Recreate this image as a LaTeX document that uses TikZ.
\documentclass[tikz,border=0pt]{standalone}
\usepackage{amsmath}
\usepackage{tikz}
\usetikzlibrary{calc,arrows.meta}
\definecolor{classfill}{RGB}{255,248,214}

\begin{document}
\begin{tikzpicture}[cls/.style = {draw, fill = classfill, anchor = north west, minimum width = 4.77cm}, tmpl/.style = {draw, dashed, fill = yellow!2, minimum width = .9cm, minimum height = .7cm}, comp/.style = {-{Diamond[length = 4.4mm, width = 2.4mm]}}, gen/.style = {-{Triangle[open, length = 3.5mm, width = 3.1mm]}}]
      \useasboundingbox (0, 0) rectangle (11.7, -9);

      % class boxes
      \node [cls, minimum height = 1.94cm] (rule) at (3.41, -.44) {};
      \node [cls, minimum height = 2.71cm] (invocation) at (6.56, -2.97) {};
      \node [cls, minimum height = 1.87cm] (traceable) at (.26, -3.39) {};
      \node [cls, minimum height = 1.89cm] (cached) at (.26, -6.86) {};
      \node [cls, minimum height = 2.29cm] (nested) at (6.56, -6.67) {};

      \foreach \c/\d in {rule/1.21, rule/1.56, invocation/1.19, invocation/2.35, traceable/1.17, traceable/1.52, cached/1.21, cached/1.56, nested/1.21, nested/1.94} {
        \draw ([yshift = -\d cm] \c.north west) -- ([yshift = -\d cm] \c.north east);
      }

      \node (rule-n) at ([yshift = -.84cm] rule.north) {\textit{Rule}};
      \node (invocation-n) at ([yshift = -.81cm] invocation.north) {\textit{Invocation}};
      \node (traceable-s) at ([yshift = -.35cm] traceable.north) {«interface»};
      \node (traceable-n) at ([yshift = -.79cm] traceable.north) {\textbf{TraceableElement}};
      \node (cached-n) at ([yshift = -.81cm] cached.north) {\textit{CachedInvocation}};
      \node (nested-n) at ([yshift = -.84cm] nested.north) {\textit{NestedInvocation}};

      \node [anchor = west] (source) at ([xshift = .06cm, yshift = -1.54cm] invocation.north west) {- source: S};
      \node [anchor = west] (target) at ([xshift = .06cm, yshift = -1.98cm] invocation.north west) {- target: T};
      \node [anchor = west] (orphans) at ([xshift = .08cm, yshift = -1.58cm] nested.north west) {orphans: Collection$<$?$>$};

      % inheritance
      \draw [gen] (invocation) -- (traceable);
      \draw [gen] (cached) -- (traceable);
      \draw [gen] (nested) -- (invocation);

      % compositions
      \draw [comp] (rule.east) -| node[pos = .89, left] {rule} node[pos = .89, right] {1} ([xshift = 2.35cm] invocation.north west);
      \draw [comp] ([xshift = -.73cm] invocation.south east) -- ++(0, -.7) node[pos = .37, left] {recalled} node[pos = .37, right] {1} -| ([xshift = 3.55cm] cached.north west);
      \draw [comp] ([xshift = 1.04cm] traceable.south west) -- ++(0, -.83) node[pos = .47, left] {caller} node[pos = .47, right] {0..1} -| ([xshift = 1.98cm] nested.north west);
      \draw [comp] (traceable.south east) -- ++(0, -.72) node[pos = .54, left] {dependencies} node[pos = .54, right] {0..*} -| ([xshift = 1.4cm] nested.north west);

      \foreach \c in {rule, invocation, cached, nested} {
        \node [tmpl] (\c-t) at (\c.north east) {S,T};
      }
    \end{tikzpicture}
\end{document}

+-------+

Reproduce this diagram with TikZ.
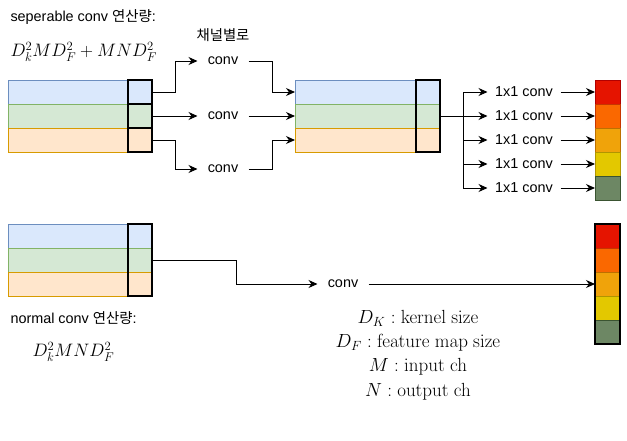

+-------+

◆ **STATED PROBLEM**: Output exactly the lines running from the line containing "Recreate this image" through the line containing "rectangle (11.7, -9);", and only those lines.

◆ **CORRECT RESULT**:
Recreate this image as a LaTeX document that uses TikZ.
\documentclass[tikz,border=0pt]{standalone}
\usepackage{amsmath}
\usepackage{tikz}
\usetikzlibrary{calc,arrows.meta}
\definecolor{classfill}{RGB}{255,248,214}

\begin{document}
\begin{tikzpicture}[cls/.style = {draw, fill = classfill, anchor = north west, minimum width = 4.77cm}, tmpl/.style = {draw, dashed, fill = yellow!2, minimum width = .9cm, minimum height = .7cm}, comp/.style = {-{Diamond[length = 4.4mm, width = 2.4mm]}}, gen/.style = {-{Triangle[open, length = 3.5mm, width = 3.1mm]}}]
      \useasboundingbox (0, 0) rectangle (11.7, -9);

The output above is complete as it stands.